In dieser Ausnahmesituation erfolgte die Durchführung einer Vertreterversammlung regelmäßig aus Praktikabilitätserwägungen. Es lag auch im Interesse der Wohnungseigentümer, dass der Verwalter nicht, wie es teilweise gehandhabt wurde, unter Missachtung des Wohnungseigentumsrechts während der Corona-Pandemie gar keine Versammlung abhielt.
Durch eine Vertreterversammlung wurde jedenfalls die Fassung von Beschlüssen ermöglicht, die der gerichtlichen Kontrolle zugeführt werden konnten. Die Eigentümer konnten sich bei der Stimmabgabe durch den Verwalter vertreten lassen und diesem jeweils konkrete Weisungen erteilen, wie er in der Versammlung abstimmen sollte.

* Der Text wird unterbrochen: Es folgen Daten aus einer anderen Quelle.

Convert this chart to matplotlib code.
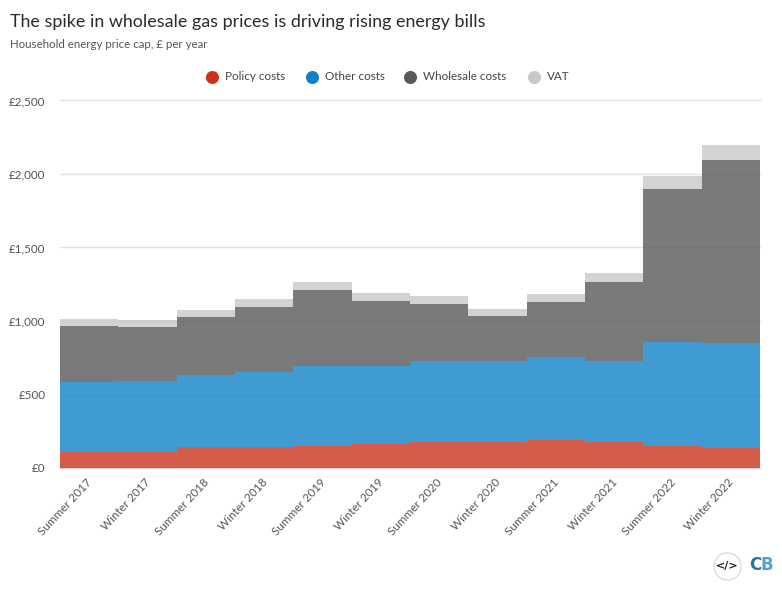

Die Frage, ob sich allein daraus, dass die Wohnungseigentümer an der Eigentümerversammlung nur durch Erteilung einer Vollmacht an den Verwalter teilnehmen konnten, ein Beschlussanfechtungsgrund ergibt, bedurfte wegen der versäumten Anfechtungsfrist keiner Entscheidung.